Here, the book offers ways to understand how political actions become ‘viable’ strategies for inhabiting globally recognised conservation landscapes. It also sets out a detailed qualitative methodology that has been used while operationalising the field visit for this work.

Mud huts in interior forest adjoining villages, inhabited by forest dependent communities (Picture courtesy: Amrita Sen)

In the following chapters, the book focuses on the forest-based livelihoods of Sundarbans and a chequered politics of belongingness that is shaped through insipient political activism on the recognition of rights. Communities residing in the Indian Sundarbans are migrants- the recent structure of forest conservation has no accommodation of such alternative knowledge systems.

Recent studies focus considerably on structural hierarchies, while they play out aligning with the predominant conservation processes in the region. Alongside exploring the precariousness of forest-based livelihoods due to human-tiger interface and loss of lives, the fourth chapter of the book sums up a political ecology of legitimising claims in globally recognised tiger conservation landscapes. It details an ethnography of prawn harvesting, an occupation prevalent in the region, and describes a critical political ecology perspective on environmental degradation becoming proximate to political influences.
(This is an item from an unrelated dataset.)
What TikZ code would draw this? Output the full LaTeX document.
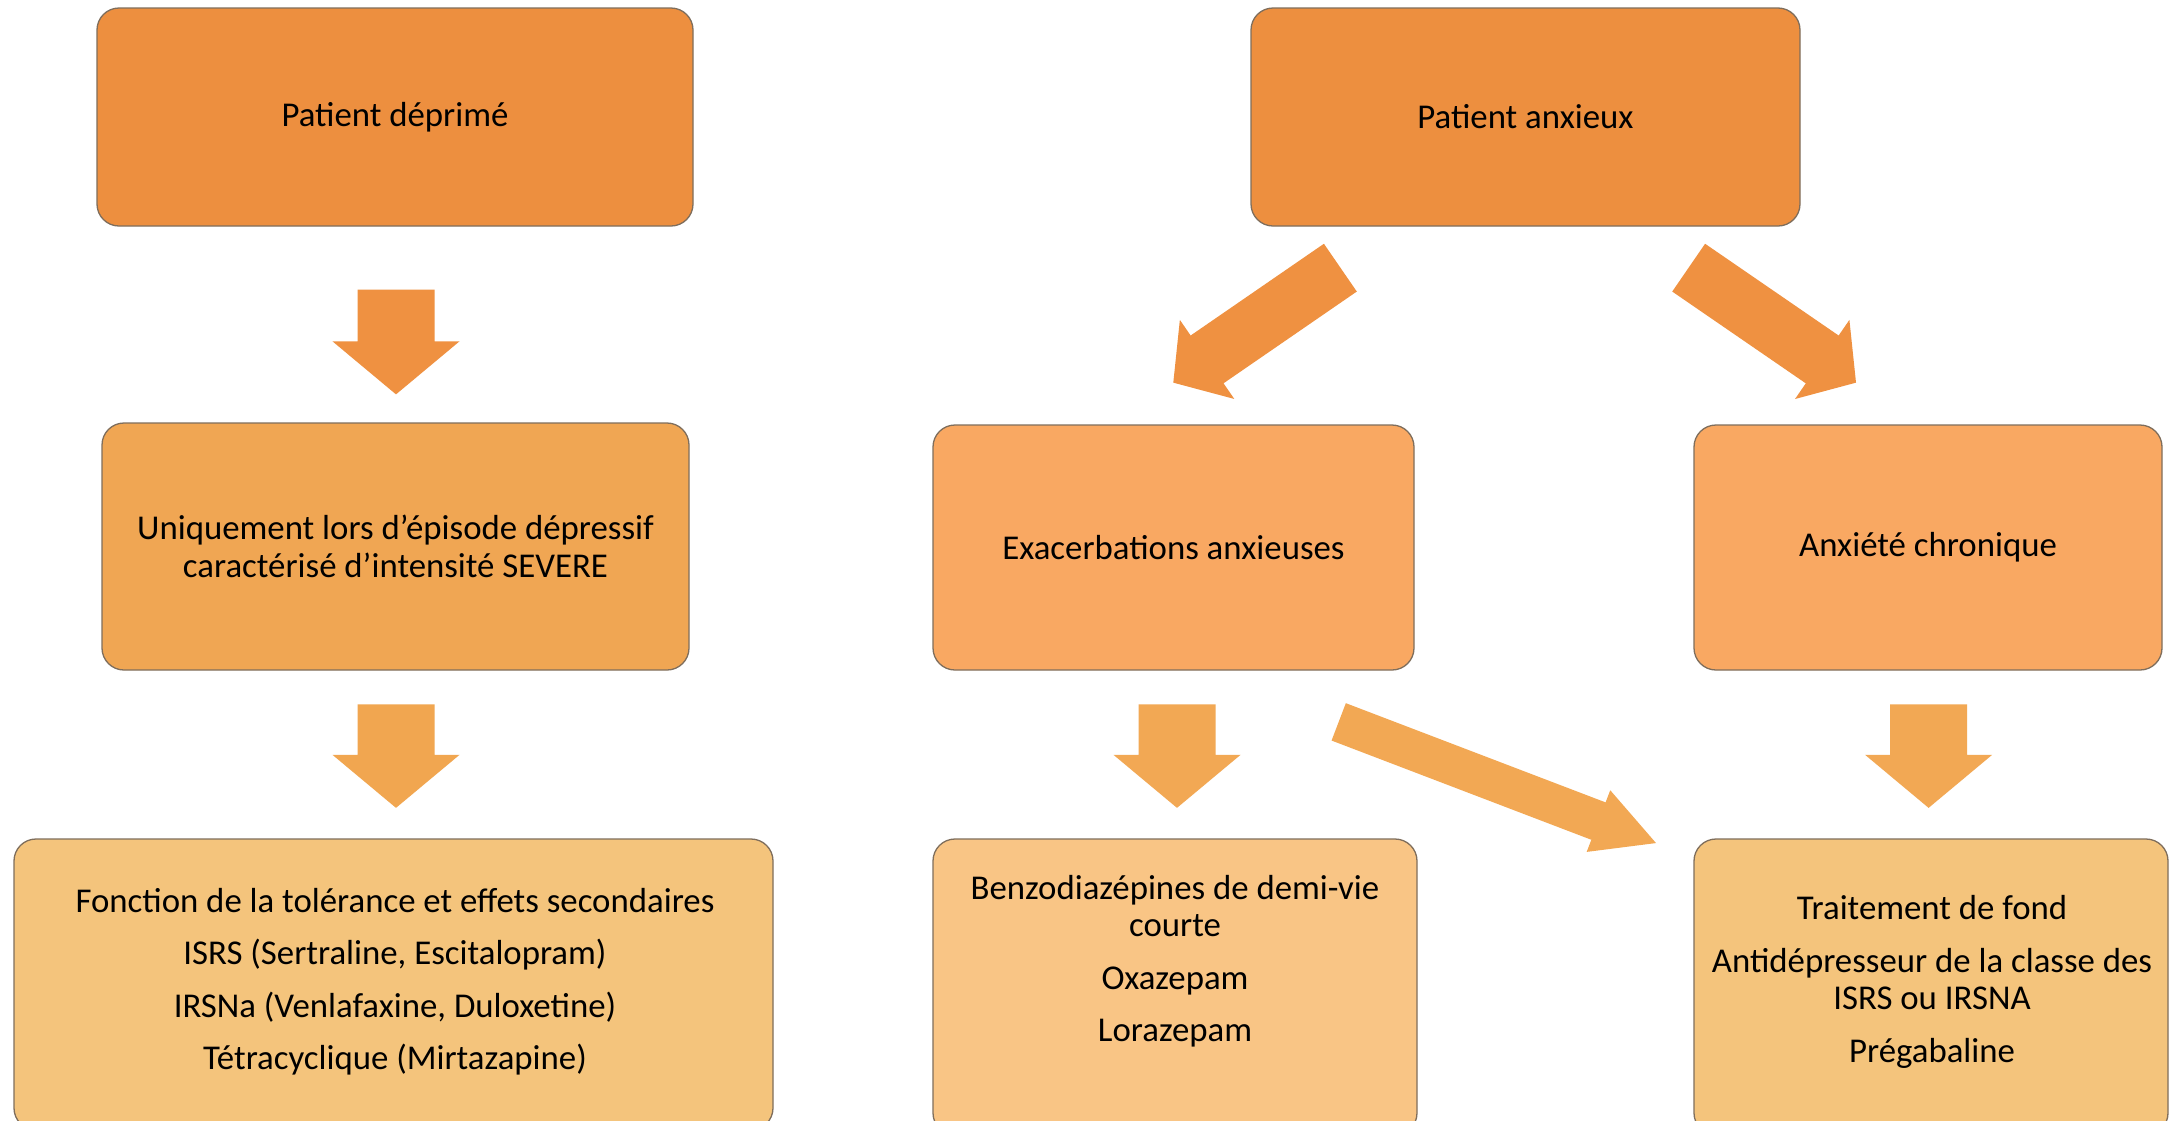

For instance, the book mentions, ‘the economically elite sections of the village that usually set up the prawn farms have a direct influence in mobilising the support base of the state functionaries. While fisheries are set up illegally at the riverside destroying the protective embankments and mangrove plantations, the fishery owners can summon the clout of the politically powerful leaders to stop state officials from intervening in the issues of embankment collapse’.
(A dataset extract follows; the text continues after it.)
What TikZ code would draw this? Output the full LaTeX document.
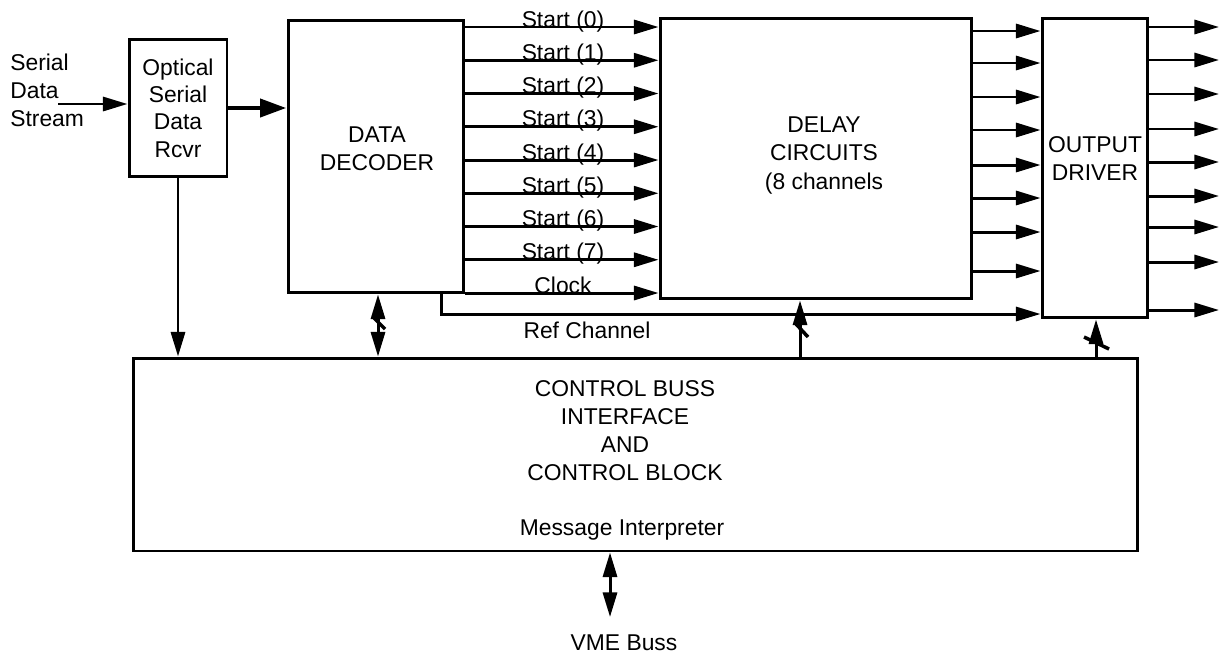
\documentclass[tikz,border=0pt]{standalone}
\usepackage{fontspec}
\setmainfont{Liberation Sans}
\usetikzlibrary{arrows.meta}

\begin{document}
\begin{tikzpicture}[x=0.02cm, y=-0.02cm,
    every node/.style={font=\fontsize{13}{16}\selectfont},
    blk/.style={draw, line width=1.7pt, inner sep=0pt, align=center},
    txt/.style={align=center, inner sep=0pt},
    sig/.style={line width=1.7pt, -{Triangle[length=14pt, width=8pt]}},
    dsig/.style={line width=1.7pt, {Triangle[length=14pt, width=8pt]}-{Triangle[length=14pt, width=8pt]}},
    bus/.style={line width=2pt}]

  \useasboundingbox (0,0) rectangle (1222,653);

  % ========== blocks ==========
  \node[blk, minimum width=1.96cm, minimum height=2.76cm] (rcvr) at (178,108)
       {Optical\\[-0.5pt]Serial\\[-0.5pt]Data\\[-0.5pt]Rcvr};
  \node[blk, minimum width=3.52cm, minimum height=5.46cm] (dec) at (376,156.5) {};
  \node[blk, minimum width=6.24cm, minimum height=5.62cm] (delay) at (816,158.5) {};
  \node[blk, minimum width=2.1cm, minimum height=6cm] (drv) at (1094.5,168) {};
  \node[blk, minimum width=20.1cm, minimum height=3.86cm] (ctrl) at (635.5,454.5) {};

  % texts inside the blocks
  \node[txt] (dectxt) at (377,148.5) {DATA\\DECODER};
  \node[txt] (delaytxt) at (824,155.5) {DELAY\\CIRCUITS\\(8 channels};
  \node[txt] (drvtxt) at (1095,158.5) {OUTPUT\\DRIVER};
  \node[txt] (ctrltxt) at (625,430.5) {CONTROL BUSS\\INTERFACE\\AND\\CONTROL BLOCK};
  \node[txt] (msg) at (622,530) {Message Interpreter};

  % ========== input ==========
  \node[txt, anchor=west, align=left] (serial) at (10,90.5) {Serial\\Data\\Stream};
  \coordinate (inp) at (58,104);
  \draw[sig] (inp) -- (rcvr.west |- inp);
  \draw[line width=2.8pt, -{Triangle[length=15pt, width=10pt]}]
       (rcvr.east) -- (rcvr.east -| dec.west);

  % ========== decoder -> delay ==========
  \foreach \i/\name in {0/Start (0),1/Start (1),2/Start (2),3/Start (3),
                        4/Start (4),5/Start (5),6/Start (6),7/Start (7),8/Clock} {
    \coordinate (s\i) at (0,27+33.25*\i);
    \draw[sig] (dec.east |- s\i) -- (delay.west |- s\i);
    \node[anchor=base, inner sep=0pt] (sl\i) at (563,27+33.25*\i) {\name};
  }

  % ref channel
  \coordinate (refy) at (441,314);
  \draw[sig] (dec.south -| refy) |- (drv.west |- refy);
  \node[txt] (reflbl) at (587,330) {Ref Channel};

  % ========== delay -> driver -> out ==========
  \foreach \y [count=\i] in {31,63,97,130,165,198,232,271} {
    \coordinate (d\i) at (0,\y);
    \draw[sig] (delay.east |- d\i) -- (drv.west |- d\i);
  }
  \foreach \y [count=\i] in {27,60,94,129,162,196,227,262,310} {
    \coordinate (o\i) at (1219,\y);
    \draw[sig] (drv.east |- o\i) -- (o\i);
  }

  % ========== control connections ==========
  \draw[sig] (rcvr.south) -- (rcvr.south |- ctrl.north);

  \coordinate (decx) at (378,323);
  \draw[dsig] (dec.south -| decx) -- (ctrl.north -| decx);
  \draw[bus] ([shift={(-5,-6)}]decx) -- ([shift={(7,6)}]decx);

  \coordinate (dlyx) at (800,331);
  \draw[sig] (ctrl.north -| dlyx) -- (delay.south -| dlyx);
  \draw[bus] ([shift={(-4,-7)}]dlyx) -- ([shift={(8,6)}]dlyx);

  \coordinate (drvx) at (1096,343);
  \draw[sig] (ctrl.north -| drvx) -- (drv.south -| drvx);
  \draw[bus] ([shift={(-12,-6)}]drvx) -- ([shift={(13,6)}]drvx);

  % VME buss
  \node[txt] (vme) at (624,643) {VME Buss};
  \coordinate (vmeend) at (610,617);
  \draw[dsig] (ctrl.south -| vmeend) -- (vmeend);

\end{tikzpicture}
\end{document}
Fishing boats loaded being with essentials, like food and water, before communities venture inside the forests (Picture courtesy: Amrita Sen)

Shrine of mother Bonbibi, a forest goddess worshipped by people to escape tiger attacks (Picture courtesy: Amrita Sen)

The book also focuses on rights-based and participatory forest conservation regulations like the Forest Rights Act (FRA) and Joint Forest Management (JFM). A political agenda of FRA and key strategies of implementation at the sub-national and supra-local levels, the book mentions, are deeply implicated within local politics.

FRA is not implemented in the Indian Sundarban region, despite significant scope- I see this more as a process of operational power relations with long standing political networks subverting the spirit of implementation.

JFM is also deeply implicated within local political-party based rivalry, where partisan interests safeguard the rights of its own political faction and opposing those of its opponents, in allocating forest management duties.

Instances from rights-based frameworks reveal that a mere re-designing of institutional categories would not ensure success since historical trajectories of monopolistic control increase complexity of implementation.

In the concluding chapters, the book focuses on a political ecology of non-human subjectification in the Indian Sundarbans. It argues that political ecology can make a significant effort in expanding deliberations on justice frameworks, by accounting for subjective representations of non-humans in a political process.

A recent study deliberate on the fact that ‘animals ought to be viewed as dynamic beings, inextricable to political processes, and integral to the formation and operation of the political networks that regulate, protect and exploit them’.

Drawing on the complexities of tiger conservation regulations in the Indian Sundarbans, I argued that moralising perspectives on wildlife conservation and the ideological basis of imagining predators are thus political processes, ultimately linked to production of territorial hegemony and processes enabling capital intensive regimes of conservation and management.

The book would be helpful towards gaining a comprehensive understanding on how social structures, institutional politics and power provide key imports to contemporary neoliberal conservation politics in India.